The case is Pavan v. Smith, decided on June 26. The female parents were married in Iowa and conceived children through an anonymous sperm donor. When the children were born, the state would only list the birth mother's name on the birth certificate. Yet, if heterosexual couples have children, both their names are on the birth certificate.
The Supreme Court holds that Arkansas's treatment of same-sex couples violates the Equal Protection Clause. Recall that a few years ago, the Court held in Obergefell v. Hodges that the Constitution makes it illegal for states to prohibit same-sex marriages. The Court now applies the reasoning in Obergefell to this case, reasoning that the state "denied married same-sex couples access to the 'constellation of benefits that the Stat[e] ha[s] linked to marriage.'" The Court adds, "As a result [of this unequal treatment], same-sex parents in Arkansas lack the same right as opposite-sex parents to be listed on a child’s birth certificate, a document often used for important transactions like making medical decisions for a child or enrolling a child in school. ... Obergefell proscribes such disparate treatment. As we explained there, a State may not 'exclude same-sex couples from civil marriage on the same terms and conditions as opposite-sex couples.' Indeed, in listing those terms and conditions—the 'rights, benefits, and responsibilities' to which same-sex couples, no less than opposite-sex couples, must have access—we expressly identified 'birth and death certificates.'”

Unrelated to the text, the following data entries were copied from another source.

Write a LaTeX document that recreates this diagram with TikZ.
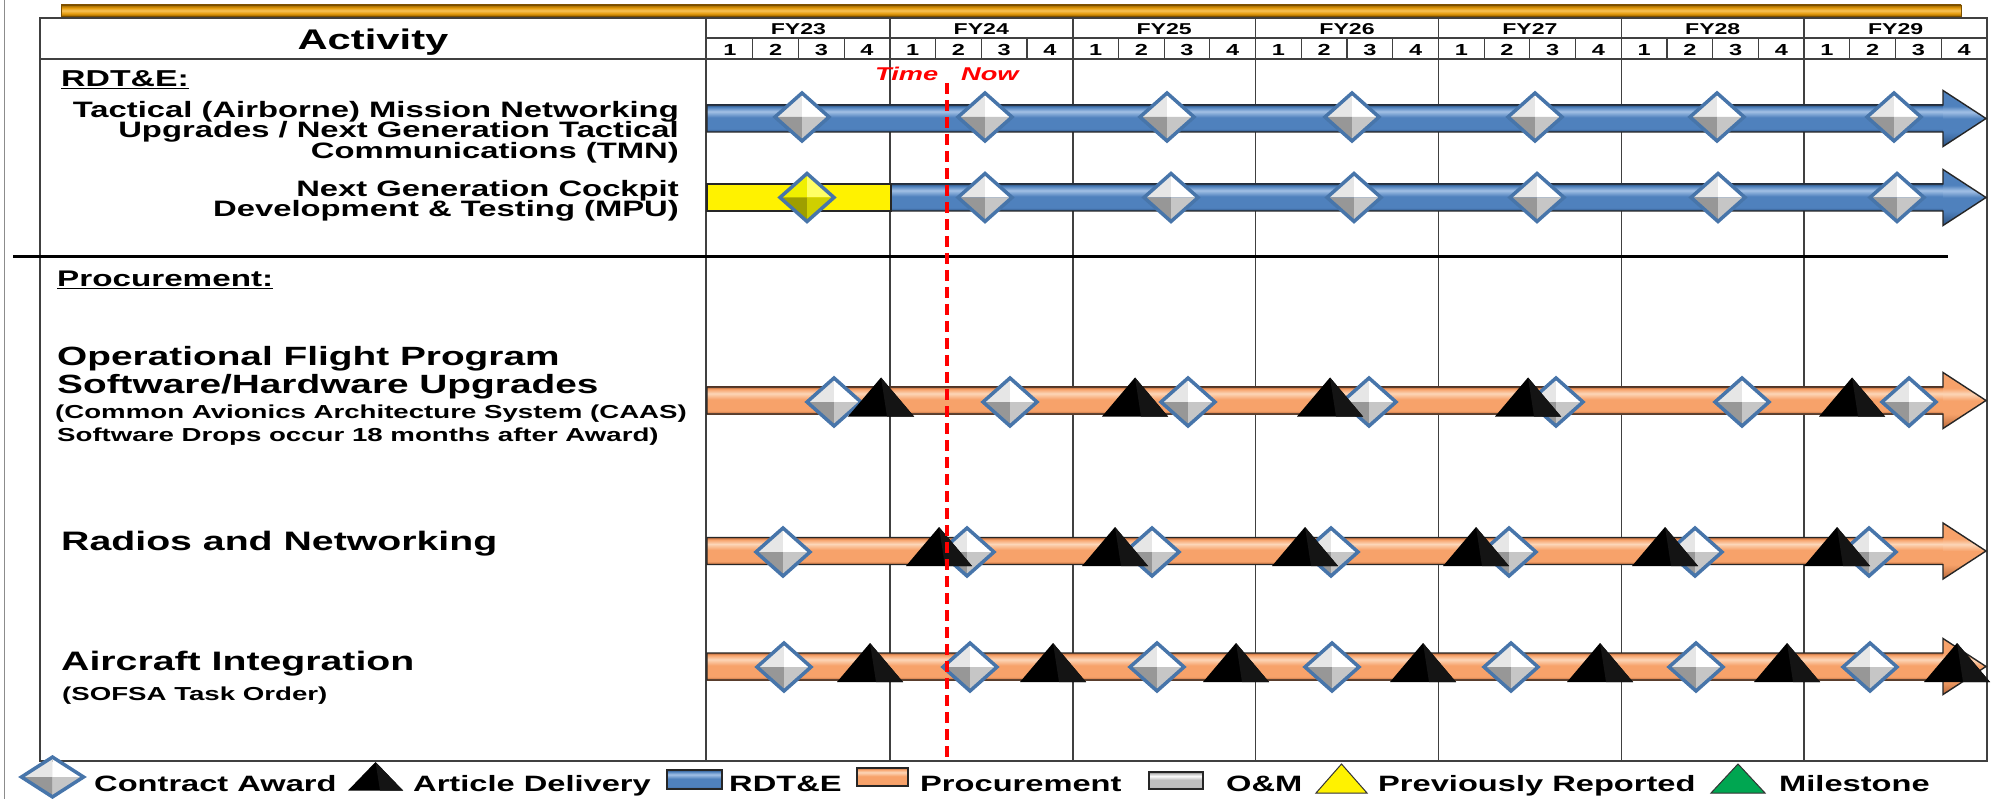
\documentclass[tikz,border=0pt]{standalone}
\usepackage{fontspec}
\setmainfont{Liberation Sans}[FakeStretch=1.47]
\newcommand\setfs[1]{\fontsize{#1}{#1}\selectfont}
\definecolor{bluD}{HTML}{2C5282}
\definecolor{bluM}{HTML}{4F81BD}
\definecolor{bluL}{HTML}{A3C1E6}
\definecolor{orgD}{HTML}{B9683A}
\definecolor{orgM}{HTML}{F7A26A}
\definecolor{orgL}{HTML}{FCD6B8}
\definecolor{gryD}{HTML}{6E6E6E}
\definecolor{gryM}{HTML}{BFBFBF}
\definecolor{gryL}{HTML}{FFFFFF}
\definecolor{goldD}{HTML}{9A6400}
\definecolor{goldM}{HTML}{E39A0C}
\definecolor{goldL}{HTML}{F7C35A}
\definecolor{dTL}{HTML}{E6E6E6}
\definecolor{dTR}{HTML}{FFFFFF}
\definecolor{dBL}{HTML}{979797}
\definecolor{dBR}{HTML}{C6C6C6}
\definecolor{yTL}{HTML}{F0F000}
\definecolor{yTR}{HTML}{FFFF66}
\definecolor{yBL}{HTML}{9E9E00}
\definecolor{yBR}{HTML}{CFCF00}
\definecolor{dEdge}{HTML}{4775AA}
\definecolor{msGreen}{HTML}{00A651}
\newcommand\mkbarshade[4]{\pgfdeclareverticalshading{#1}{100bp}{color(0bp)=(#2); color(25bp)=(#2); color(31bp)=(#3); color(52bp)=(#3); color(63bp)=(#4); color(71bp)=(#3); color(75bp)=(#2); color(100bp)=(#2)}}
\newcommand\mkheadshade[4]{\pgfdeclareverticalshading{#1}{100bp}{color(0bp)=(#2); color(25bp)=(#2); color(38bp)=(#3); color(50bp)=(#3); color(56bp)=(#4); color(61bp)=(#3); color(75bp)=(#3); color(100bp)=(#3)}}
\mkbarshade{bluebar}{bluD}{bluM}{bluL}
\mkheadshade{bluehead}{bluD}{bluM}{bluL}
\mkbarshade{orgbar}{orgD}{orgM}{orgL}
\mkheadshade{orghead}{orgD}{orgM}{orgL}
\mkbarshade{grybar}{gryD}{gryM}{gryL}
\pgfdeclareverticalshading{goldbar}{100bp}{color(0bp)=(goldD); color(25bp)=(goldD); color(36bp)=(goldM); color(50bp)=(goldL); color(62bp)=(goldM); color(75bp)=(goldD); color(100bp)=(goldD)}
\tikzset{
  award/.pic={
    \fill[dTL] (0,0)--(-27,0)--(0,-24)--cycle;
    \fill[dTR] (0,0)--(0,-24)--(27,0)--cycle;
    \fill[dBL] (0,0)--(-27,0)--(0,24)--cycle;
    \fill[dBR] (0,0)--(27,0)--(0,24)--cycle;
    \draw[draw=dEdge, line width=3.5pt, line join=miter] (-27,0)--(0,-24)--(27,0)--(0,24)--cycle;
  },
  prevaward/.pic={
    \fill[yTL] (0,0)--(-27,0)--(0,-24)--cycle;
    \fill[yTR] (0,0)--(0,-24)--(27,0)--cycle;
    \fill[yBL] (0,0)--(-27,0)--(0,24)--cycle;
    \fill[yBR] (0,0)--(27,0)--(0,24)--cycle;
    \draw[draw=dEdge, line width=3.5pt, line join=miter] (-27,0)--(0,-24)--(27,0)--(0,24)--cycle;
  },
  deliv/.pic={
    \fill[black] (0,-23)--(-33,16)--(33,16)--cycle;
    \fill[black!92] (0,-23)--(33,16)--(6,16)--cycle;
  },
  gridline/.style={draw=black!75, line width=1.6pt},
  qline/.style={draw=black!75, line width=1.2pt},
  barline/.style={draw=black!85, line width=1.4pt, line join=miter},
  lbl/.style={inner sep=0pt, font=\bfseries},
}
\newcommand\ganttarrow[4]{%
  \shade[shading=#3] (#1,{#2-13.5}) rectangle (1944,{#2+13.5});
  \shade[shading=#4] (1943,{#2-28}) -- (1986,#2) -- (1943,{#2+28}) -- cycle;
  \draw[barline] (#1,{#2-13.5}) -- (1943,{#2-13.5}) -- (1943,{#2-28}) -- (1986,#2) -- (1943,{#2+28}) -- (1943,{#2+13.5}) -- (#1,{#2+13.5}) -- cycle;
}
\begin{document}
\begin{tikzpicture}[x=1pt,y=-1pt]
\fill[white] (0,0) rectangle (2005,799);
\useasboundingbox (0,0) rectangle (2005,799);
% top decorative bar
\shade[shading=goldbar] (61,5) rectangle (1961,16);
\draw[goldD!80!black, line width=0.6pt] (61,5) rectangle (1961,16);
% left frame line
\draw[black!45, line width=1.5pt] (4.6,0) -- (4.6,799);
% table frame
\draw[gridline] (40,18) rectangle (1987,761);
\draw[gridline] (706,18) -- (706,761);
\draw[gridline] (706,38) -- (1987,38);
\draw[gridline] (40,59) -- (1987,59);
\foreach \i in {1,...,27} \draw[qline] ({707+45.714*\i},38) -- ({707+45.714*\i},59);
\foreach \i in {1,...,6} \draw[gridline] ({707+182.857*\i},18) -- ({707+182.857*\i},761);
\draw[black, line width=3pt] (13,257) -- (1948,257);
% header text
\node[lbl, anchor=base, font=\setfs{28.4}\bfseries] (act) at (373,49.5) {Activity};
\foreach \y [count=\i from 0] in {23,...,29}
  \node[lbl, anchor=base, font=\setfs{15.7}\bfseries] (fy\y) at ({707+182.857*(\i+0.5)},35) {FY\y};
\foreach \i in {0,...,27}{
  \pgfmathtruncatemacro\q{mod(\i,4)+1}
  \node[lbl, anchor=base, font=\setfs{16}\bfseries] (q\i) at ({707+45.714*(\i+0.5)},56) {\q};
}
% activity labels
\node[lbl, anchor=base west, font=\setfs{23}\bfseries] (rdte) at (61,87) {\underline{RDT\&E:}};
\node[lbl, anchor=base east, font=\setfs{22.3}\bfseries] (tmn1) at (679,117.5) {Tactical (Airborne) Mission Networking};
\node[lbl, anchor=base east, font=\setfs{22.3}\bfseries] (tmn2) at (679,138) {Upgrades / Next Generation Tactical};
\node[lbl, anchor=base east, font=\setfs{22.3}\bfseries] (tmn3) at (679,159) {Communications (TMN)};
\node[lbl, anchor=base east, font=\setfs{22.3}\bfseries] (mpu1) at (679,197) {Next Generation Cockpit};
\node[lbl, anchor=base east, font=\setfs{22.3}\bfseries] (mpu2) at (679,217) {Development \& Testing (MPU)};
\node[lbl, anchor=base west, font=\setfs{22.6}\bfseries] (proc) at (57,287) {\underline{Procurement:}};
\node[lbl, anchor=base west, font=\setfs{26.4}\bfseries] (ofp1) at (57,366) {Operational Flight Program};
\node[lbl, anchor=base west, font=\setfs{26.4}\bfseries] (ofp2) at (57,394) {Software/Hardware Upgrades};
\node[lbl, anchor=base west, font=\setfs{18.8}\bfseries] (ofp3) at (55,418) {(Common Avionics Architecture System (CAAS)};
\node[lbl, anchor=base west, font=\setfs{18.8}\bfseries] (ofp4) at (57,441) {Software Drops occur 18 months after Award)};
\node[lbl, anchor=base west, font=\setfs{26.7}\bfseries] (radio) at (61,550.7) {Radios and Networking};
\node[lbl, anchor=base west, font=\setfs{26.7}\bfseries] (acint) at (61,670.7) {Aircraft Integration};
\node[lbl, anchor=base west, font=\setfs{18.8}\bfseries] (sofsa) at (62,700) {(SOFSA Task Order)};
% RDT&E bars
\ganttarrow{707}{118.5}{bluebar}{bluehead}
\ganttarrow{891}{197.5}{bluebar}{bluehead}
\fill[yellow] (707,184) rectangle (891,211);
\draw[barline] (707,184) rectangle (891,211);
\foreach \x in {802,985,1167,1352,1535,1717,1894} \pic at (\x,117) {award};
\pic at (807,197.5) {prevaward};
\foreach \x in {985,1171,1354,1537,1718,1897} \pic at (\x,197.5) {award};
% Procurement bars
\ganttarrow{707}{400.5}{orgbar}{orghead}
\ganttarrow{707}{551}{orgbar}{orghead}
\ganttarrow{707}{666.5}{orgbar}{orghead}
\foreach \x in {834,1010,1188,1369,1556,1742,1909} \pic at (\x,402) {award};
\foreach \x in {881,1135,1330,1528,1852} \pic at (\x,400.5) {deliv};
\foreach \x in {783,967,1152,1331,1509,1695,1869} \pic at (\x,552) {award};
\foreach \x in {939,1115,1305,1476,1665,1837} \pic at (\x,550) {deliv};
\foreach \x in {784,970,1157,1332,1511,1696,1870} \pic at (\x,667) {award};
\foreach \x in {870,1053,1236,1423,1600,1787,1957} \pic at (\x,666) {deliv};
% time now
\node[lbl, anchor=base west, text=red, font=\setfs{18.5}\bfseries\itshape] (tnow1) at (875,81) {Time};
\node[lbl, anchor=base west, text=red, font=\setfs{18.5}\bfseries\itshape] (tnow2) at (961,81) {Now};
\coordinate (tlTop) at (947,83);
\coordinate (tlBot) at (947,757);
\draw[red, line width=3.5pt, dash pattern=on 11pt off 6pt] (tlTop) -- (tlBot);
% legend
\pic[xscale=1.15, yscale=0.83] at (52.5,777) {award};
\node[lbl, anchor=base west, font=\setfs{22.2}\bfseries] (lg1) at (94,791) {Contract Award};
\fill[black] (375.5,762) -- (348,790.5) -- (403,790.5) -- cycle;
\fill[black!92] (375.5,762) -- (403,790.5) -- (380,790.5) -- cycle;
\node[lbl, anchor=base west, font=\setfs{22.2}\bfseries] (lg2) at (413,791) {Article Delivery};
\shade[shading=bluebar] (667,770) rectangle (722,789);
\draw[barline] (667,770) rectangle (722,789);
\node[lbl, anchor=base west, font=\setfs{22.2}\bfseries] (lg3) at (729,791) {RDT\&E};
\shade[shading=orgbar] (857,768) rectangle (908,786);
\draw[barline] (857,768) rectangle (908,786);
\node[lbl, anchor=base west, font=\setfs{22.2}\bfseries] (lg4) at (920,791) {Procurement};
\shade[shading=grybar] (1149,772) rectangle (1203,789);
\draw[barline] (1149,772) rectangle (1203,789);
\node[lbl, anchor=base west, font=\setfs{22.2}\bfseries] (lg5) at (1226,791) {O\&M};
\draw[fill=yellow, draw=black!80, line width=1pt] (1341.5,764) -- (1316,793) -- (1367,793) -- cycle;
\node[lbl, anchor=base west, font=\setfs{22.2}\bfseries] (lg6) at (1378,791) {Previously Reported};
\draw[fill=msGreen, draw=black!80, line width=1pt] (1738,764) -- (1711,793) -- (1765,793) -- cycle;
\node[lbl, anchor=base west, font=\setfs{22.2}\bfseries] (lg7) at (1779,791) {Milestone};
\end{tikzpicture}
\end{document}
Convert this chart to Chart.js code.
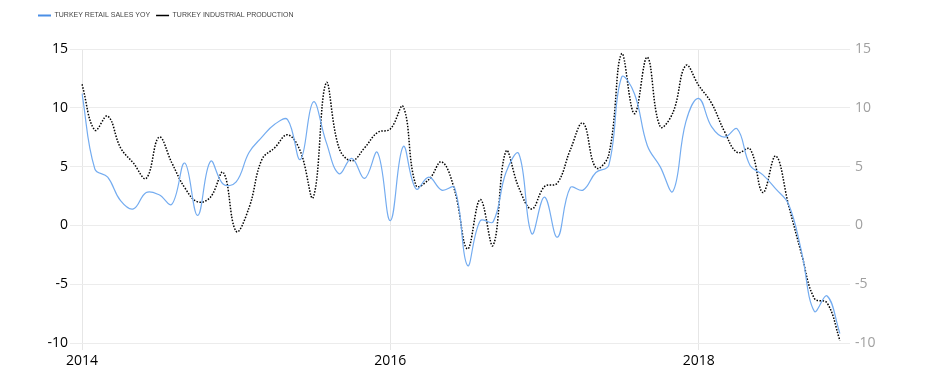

While the Court decided this case in a per curium opinion, a brief unsigned ruling, three Justices dissent: Gorsuch, Thomas and Alito. Justice Gorsuch writes the dissent, making it clear that his appointment to the Court will continue the conservatism of his predecessor, Justice Scalia. He writes:
Before the state supreme court, the State argued that rational reasons exist for a biology based birth registration regime, reasons that in no way offend Obergefell—like ensuring government officials can identify public health trends and helping individuals determine their biological lineage, citizenship, or susceptibility to genetic disorders. In an opinion that did not in any way seek to defy but rather earnestly engage Obergefell, the state supreme court agreed. And it is very hard to see what is wrong with this conclusion for, just as the state court recognized, nothing in Obergefell indicates that a birth registration regime based on biology, one no doubt with many analogues across the country and throughout history, offends the Constitution.